Estate in Cooperstown, New York

Otsego Hall was a house in Cooperstown, New York, United States, built by William Cooper, founder of the town. Construction started in 1796 and was completed by 1799 in the Federal style. For many years, it was the manor house of Cooper's landed estate, and was one of the largest private residences in central New York. Cooper had moved his family to the settlement in 1790, and his son James Fenimore Cooper, who became an author, also lived in the house.
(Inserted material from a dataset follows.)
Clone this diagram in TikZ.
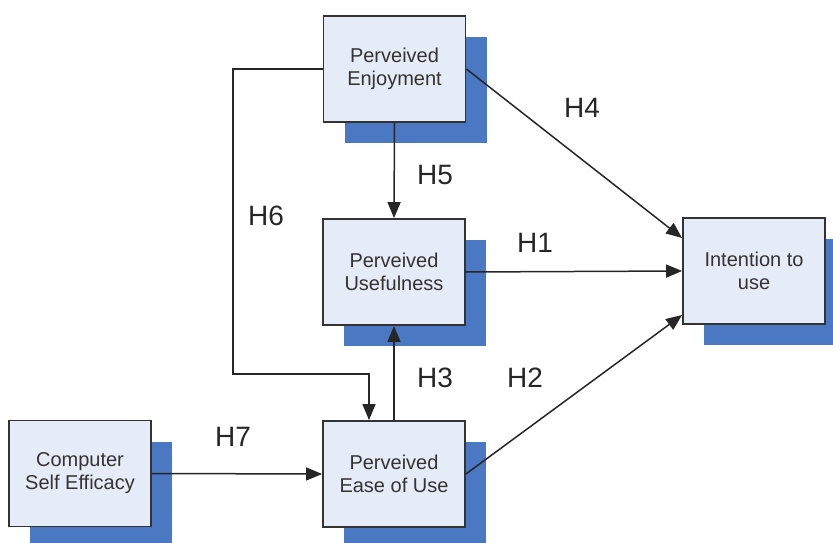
\documentclass[tikz,border=0pt]{standalone}
\usepackage{fontspec}
\setmainfont{Liberation Sans}
\usetikzlibrary{arrows.meta,shadows,calc}
\definecolor{boxfill}{HTML}{E6ECF7}
\definecolor{shadowblue}{HTML}{4A78C2}
\definecolor{boxline}{HTML}{333333}
\definecolor{txt}{HTML}{333333}
\begin{document}
\begin{tikzpicture}[x=1pt,y=-1pt,
  box/.style={draw=boxline,line width=1.8pt,fill=boxfill,minimum width=142pt,minimum height=106pt,
    align=center,text=txt,font=\fontsize{20}{23}\selectfont,inner sep=0pt,
    drop shadow={shadow xshift=21pt,shadow yshift=-21pt,fill=shadowblue,opacity=1}},
  arr/.style={draw=black!85,line width=1.5pt,-{Triangle[length=16pt,width=13pt]}},
  hlab/.style={font=\fontsize{28}{30}\selectfont,text=black!85,inner sep=0pt}]
\useasboundingbox (0,0) rectangle (833,543);
\node[box] (enj) at (394.5,69) {Perveived\\Enjoyment};
\node[box] (use) at (394,272) {Perveived\\Usefulness};
\node[box] (ease) at (394,474) {Perveived\\Ease of Use};
\node[box] (cse) at (80,473.5) {Computer\\Self Efficacy};
\node[box] (int) at (754,271) {Intention to\\use};
\coordinate (h6c) at (233,374);
\draw[arr] (enj.west) -| (h6c) -| ([xshift=-25pt]ease.north);
\draw[arr] (enj.south) -- (use.north);
\draw[arr] (ease.north) -- (use.south);
\draw[arr] (enj.east) -- ([yshift=33pt]int.west);
\draw[arr] (use.east) -- (int.west);
\draw[arr] (ease.east) -- ([yshift=-44pt]int.west);
\draw[arr] (cse.east) -- (ease.west);
\node[hlab] (h4) at (582,108) {H4};
\node[hlab] (h5) at (435,175) {H5};
\node[hlab] (h6) at (266,216) {H6};
\node[hlab] (h1) at (535,243) {H1};
\node[hlab] (h3) at (435,378) {H3};
\node[hlab] (h2) at (525,378) {H2};
\node[hlab] (h7) at (233,437) {H7};
\end{tikzpicture}
\end{document}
After the death of the senior Cooper and his widow, the mansion was vacant for many years. In June 1834, James Fenimore Cooper resolved to reopen the house after an absence of nearly sixteen years. The building had been long closed and falling into decay. He had it remodelled in a castellated Gothic style. The ceiling on the first floor was raised from ten feet to thirteen feet. Also Gothic windows and battlements were installed. In this, Cooper was assisted by his friend, Samuel F. B. Morse, a painter and inventor, who designed two towers for the front and east sides of the structure. At first, Cooper spent his winters in New York City and summered in Cooperstown, but eventually he made Otsego Hall his permanent abode. The mansion burned down a few years after his death in 1851, and the surrounding property was sold by the heirs. His daughter, Susan Fenimore Cooper, built a house in Cooperstown, built mainly of bricks and material salvaged from the ruins of Otsego Hall.